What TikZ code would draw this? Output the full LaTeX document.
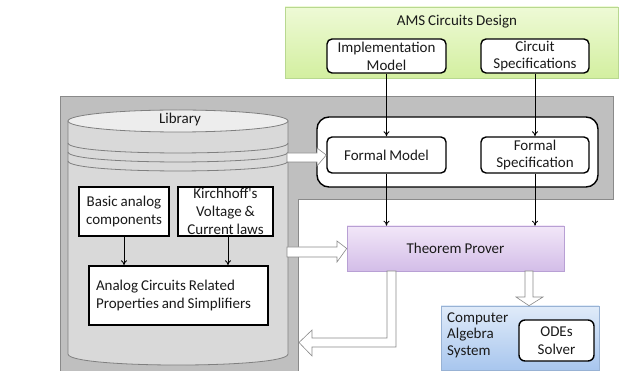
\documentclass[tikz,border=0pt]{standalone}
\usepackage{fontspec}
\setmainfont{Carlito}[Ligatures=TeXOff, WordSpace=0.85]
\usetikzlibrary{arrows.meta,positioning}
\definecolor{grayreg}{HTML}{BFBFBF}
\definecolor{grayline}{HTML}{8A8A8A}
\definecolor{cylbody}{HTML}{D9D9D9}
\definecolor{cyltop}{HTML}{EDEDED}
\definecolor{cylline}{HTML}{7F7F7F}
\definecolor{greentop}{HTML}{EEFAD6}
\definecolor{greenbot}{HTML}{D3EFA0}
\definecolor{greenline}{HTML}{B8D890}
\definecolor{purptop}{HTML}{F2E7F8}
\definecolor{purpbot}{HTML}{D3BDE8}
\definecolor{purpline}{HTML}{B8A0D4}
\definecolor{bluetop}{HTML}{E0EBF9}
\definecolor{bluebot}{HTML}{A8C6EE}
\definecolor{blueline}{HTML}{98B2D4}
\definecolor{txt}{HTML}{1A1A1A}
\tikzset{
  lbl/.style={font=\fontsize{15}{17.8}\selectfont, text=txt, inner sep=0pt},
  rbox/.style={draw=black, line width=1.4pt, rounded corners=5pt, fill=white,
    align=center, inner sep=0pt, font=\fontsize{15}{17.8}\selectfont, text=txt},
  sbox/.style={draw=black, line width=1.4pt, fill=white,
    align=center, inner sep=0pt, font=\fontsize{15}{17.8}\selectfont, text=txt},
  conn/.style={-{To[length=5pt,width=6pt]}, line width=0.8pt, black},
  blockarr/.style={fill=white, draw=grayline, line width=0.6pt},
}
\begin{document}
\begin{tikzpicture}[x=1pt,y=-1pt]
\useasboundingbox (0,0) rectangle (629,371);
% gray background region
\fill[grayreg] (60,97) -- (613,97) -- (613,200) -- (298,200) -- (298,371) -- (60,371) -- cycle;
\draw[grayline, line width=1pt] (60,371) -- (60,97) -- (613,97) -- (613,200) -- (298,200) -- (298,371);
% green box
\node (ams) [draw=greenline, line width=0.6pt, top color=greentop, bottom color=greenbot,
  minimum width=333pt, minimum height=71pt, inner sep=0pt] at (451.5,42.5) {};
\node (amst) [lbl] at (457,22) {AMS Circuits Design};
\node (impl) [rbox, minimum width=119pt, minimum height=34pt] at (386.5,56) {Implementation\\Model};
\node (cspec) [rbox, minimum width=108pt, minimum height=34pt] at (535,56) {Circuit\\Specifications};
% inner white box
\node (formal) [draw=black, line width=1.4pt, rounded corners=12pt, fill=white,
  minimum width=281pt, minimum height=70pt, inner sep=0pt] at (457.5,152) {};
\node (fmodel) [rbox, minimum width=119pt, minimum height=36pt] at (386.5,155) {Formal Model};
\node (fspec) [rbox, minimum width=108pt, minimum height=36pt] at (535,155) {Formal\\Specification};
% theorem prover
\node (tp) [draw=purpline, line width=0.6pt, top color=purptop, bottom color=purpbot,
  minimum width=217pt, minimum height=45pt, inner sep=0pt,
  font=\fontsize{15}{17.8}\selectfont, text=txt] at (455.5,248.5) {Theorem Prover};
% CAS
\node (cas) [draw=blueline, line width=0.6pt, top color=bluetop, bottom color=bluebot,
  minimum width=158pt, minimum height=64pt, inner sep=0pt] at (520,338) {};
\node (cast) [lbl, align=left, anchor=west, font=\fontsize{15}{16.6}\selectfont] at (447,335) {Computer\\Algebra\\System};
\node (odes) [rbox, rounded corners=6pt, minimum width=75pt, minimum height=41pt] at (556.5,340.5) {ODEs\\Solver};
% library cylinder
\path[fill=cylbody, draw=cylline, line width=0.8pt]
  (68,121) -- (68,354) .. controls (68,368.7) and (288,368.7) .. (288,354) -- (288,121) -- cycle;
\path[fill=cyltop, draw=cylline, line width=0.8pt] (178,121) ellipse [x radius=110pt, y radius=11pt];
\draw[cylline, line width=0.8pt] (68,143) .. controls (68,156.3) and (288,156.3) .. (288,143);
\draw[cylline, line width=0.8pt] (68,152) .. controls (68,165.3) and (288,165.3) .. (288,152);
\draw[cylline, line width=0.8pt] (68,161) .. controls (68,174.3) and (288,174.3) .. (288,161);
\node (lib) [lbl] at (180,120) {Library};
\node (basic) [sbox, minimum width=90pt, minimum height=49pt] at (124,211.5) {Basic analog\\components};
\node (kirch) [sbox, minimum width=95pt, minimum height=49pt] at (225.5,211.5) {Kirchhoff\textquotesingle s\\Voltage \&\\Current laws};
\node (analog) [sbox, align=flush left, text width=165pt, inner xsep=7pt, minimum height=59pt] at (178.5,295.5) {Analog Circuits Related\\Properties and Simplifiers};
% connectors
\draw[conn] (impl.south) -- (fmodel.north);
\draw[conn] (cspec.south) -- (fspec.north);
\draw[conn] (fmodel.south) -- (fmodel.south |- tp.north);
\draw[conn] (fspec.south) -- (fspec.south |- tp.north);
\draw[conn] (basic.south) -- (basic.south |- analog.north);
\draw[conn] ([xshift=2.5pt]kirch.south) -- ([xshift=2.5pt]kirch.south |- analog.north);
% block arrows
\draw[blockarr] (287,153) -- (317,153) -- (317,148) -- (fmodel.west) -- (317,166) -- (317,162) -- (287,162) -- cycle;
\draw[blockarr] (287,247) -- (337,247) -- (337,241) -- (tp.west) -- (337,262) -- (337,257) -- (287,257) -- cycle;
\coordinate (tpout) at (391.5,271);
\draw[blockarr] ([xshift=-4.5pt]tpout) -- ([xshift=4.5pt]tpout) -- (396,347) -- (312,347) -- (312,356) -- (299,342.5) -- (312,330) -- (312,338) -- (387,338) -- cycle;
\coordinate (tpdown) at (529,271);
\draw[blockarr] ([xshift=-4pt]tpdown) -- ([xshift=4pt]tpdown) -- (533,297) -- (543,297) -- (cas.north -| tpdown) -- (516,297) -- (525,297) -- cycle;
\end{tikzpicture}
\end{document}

◇ ◇ ◇ ◇ ◇

§ **Description of the task**
All of the lines above should be printed exactly, minus the pictures.

§ **Output below**
What TikZ code would draw this? Output the full LaTeX document.
\documentclass[tikz,border=0pt]{standalone}
\usepackage{fontspec}
\setmainfont{Carlito}[Ligatures=TeXOff, WordSpace=0.85]
\usetikzlibrary{arrows.meta,positioning}
\definecolor{grayreg}{HTML}{BFBFBF}
\definecolor{grayline}{HTML}{8A8A8A}
\definecolor{cylbody}{HTML}{D9D9D9}
\definecolor{cyltop}{HTML}{EDEDED}
\definecolor{cylline}{HTML}{7F7F7F}
\definecolor{greentop}{HTML}{EEFAD6}
\definecolor{greenbot}{HTML}{D3EFA0}
\definecolor{greenline}{HTML}{B8D890}
\definecolor{purptop}{HTML}{F2E7F8}
\definecolor{purpbot}{HTML}{D3BDE8}
\definecolor{purpline}{HTML}{B8A0D4}
\definecolor{bluetop}{HTML}{E0EBF9}
\definecolor{bluebot}{HTML}{A8C6EE}
\definecolor{blueline}{HTML}{98B2D4}
\definecolor{txt}{HTML}{1A1A1A}
\tikzset{
  lbl/.style={font=\fontsize{15}{17.8}\selectfont, text=txt, inner sep=0pt},
  rbox/.style={draw=black, line width=1.4pt, rounded corners=5pt, fill=white,
    align=center, inner sep=0pt, font=\fontsize{15}{17.8}\selectfont, text=txt},
  sbox/.style={draw=black, line width=1.4pt, fill=white,
    align=center, inner sep=0pt, font=\fontsize{15}{17.8}\selectfont, text=txt},
  conn/.style={-{To[length=5pt,width=6pt]}, line width=0.8pt, black},
  blockarr/.style={fill=white, draw=grayline, line width=0.6pt},
}
\begin{document}
\begin{tikzpicture}[x=1pt,y=-1pt]
\useasboundingbox (0,0) rectangle (629,371);
% gray background region
\fill[grayreg] (60,97) -- (613,97) -- (613,200) -- (298,200) -- (298,371) -- (60,371) -- cycle;
\draw[grayline, line width=1pt] (60,371) -- (60,97) -- (613,97) -- (613,200) -- (298,200) -- (298,371);
% green box
\node (ams) [draw=greenline, line width=0.6pt, top color=greentop, bottom color=greenbot,
  minimum width=333pt, minimum height=71pt, inner sep=0pt] at (451.5,42.5) {};
\node (amst) [lbl] at (457,22) {AMS Circuits Design};
\node (impl) [rbox, minimum width=119pt, minimum height=34pt] at (386.5,56) {Implementation\\Model};
\node (cspec) [rbox, minimum width=108pt, minimum height=34pt] at (535,56) {Circuit\\Specifications};
% inner white box
\node (formal) [draw=black, line width=1.4pt, rounded corners=12pt, fill=white,
  minimum width=281pt, minimum height=70pt, inner sep=0pt] at (457.5,152) {};
\node (fmodel) [rbox, minimum width=119pt, minimum height=36pt] at (386.5,155) {Formal Model};
\node (fspec) [rbox, minimum width=108pt, minimum height=36pt] at (535,155) {Formal\\Specification};
% theorem prover
\node (tp) [draw=purpline, line width=0.6pt, top color=purptop, bottom color=purpbot,
  minimum width=217pt, minimum height=45pt, inner sep=0pt,
  font=\fontsize{15}{17.8}\selectfont, text=txt] at (455.5,248.5) {Theorem Prover};
% CAS
\node (cas) [draw=blueline, line width=0.6pt, top color=bluetop, bottom color=bluebot,
  minimum width=158pt, minimum height=64pt, inner sep=0pt] at (520,338) {};
\node (cast) [lbl, align=left, anchor=west, font=\fontsize{15}{16.6}\selectfont] at (447,335) {Computer\\Algebra\\System};
\node (odes) [rbox, rounded corners=6pt, minimum width=75pt, minimum height=41pt] at (556.5,340.5) {ODEs\\Solver};
% library cylinder
\path[fill=cylbody, draw=cylline, line width=0.8pt]
  (68,121) -- (68,354) .. controls (68,368.7) and (288,368.7) .. (288,354) -- (288,121) -- cycle;
\path[fill=cyltop, draw=cylline, line width=0.8pt] (178,121) ellipse [x radius=110pt, y radius=11pt];
\draw[cylline, line width=0.8pt] (68,143) .. controls (68,156.3) and (288,156.3) .. (288,143);
\draw[cylline, line width=0.8pt] (68,152) .. controls (68,165.3) and (288,165.3) .. (288,152);
\draw[cylline, line width=0.8pt] (68,161) .. controls (68,174.3) and (288,174.3) .. (288,161);
\node (lib) [lbl] at (180,120) {Library};
\node (basic) [sbox, minimum width=90pt, minimum height=49pt] at (124,211.5) {Basic analog\\components};
\node (kirch) [sbox, minimum width=95pt, minimum height=49pt] at (225.5,211.5) {Kirchhoff\textquotesingle s\\Voltage \&\\Current laws};
\node (analog) [sbox, align=flush left, text width=165pt, inner xsep=7pt, minimum height=59pt] at (178.5,295.5) {Analog Circuits Related\\Properties and Simplifiers};
% connectors
\draw[conn] (impl.south) -- (fmodel.north);
\draw[conn] (cspec.south) -- (fspec.north);
\draw[conn] (fmodel.south) -- (fmodel.south |- tp.north);
\draw[conn] (fspec.south) -- (fspec.south |- tp.north);
\draw[conn] (basic.south) -- (basic.south |- analog.north);
\draw[conn] ([xshift=2.5pt]kirch.south) -- ([xshift=2.5pt]kirch.south |- analog.north);
% block arrows
\draw[blockarr] (287,153) -- (317,153) -- (317,148) -- (fmodel.west) -- (317,166) -- (317,162) -- (287,162) -- cycle;
\draw[blockarr] (287,247) -- (337,247) -- (337,241) -- (tp.west) -- (337,262) -- (337,257) -- (287,257) -- cycle;
\coordinate (tpout) at (391.5,271);
\draw[blockarr] ([xshift=-4.5pt]tpout) -- ([xshift=4.5pt]tpout) -- (396,347) -- (312,347) -- (312,356) -- (299,342.5) -- (312,330) -- (312,338) -- (387,338) -- cycle;
\coordinate (tpdown) at (529,271);
\draw[blockarr] ([xshift=-4pt]tpdown) -- ([xshift=4pt]tpdown) -- (533,297) -- (543,297) -- (cas.north -| tpdown) -- (516,297) -- (525,297) -- cycle;
\end{tikzpicture}
\end{document}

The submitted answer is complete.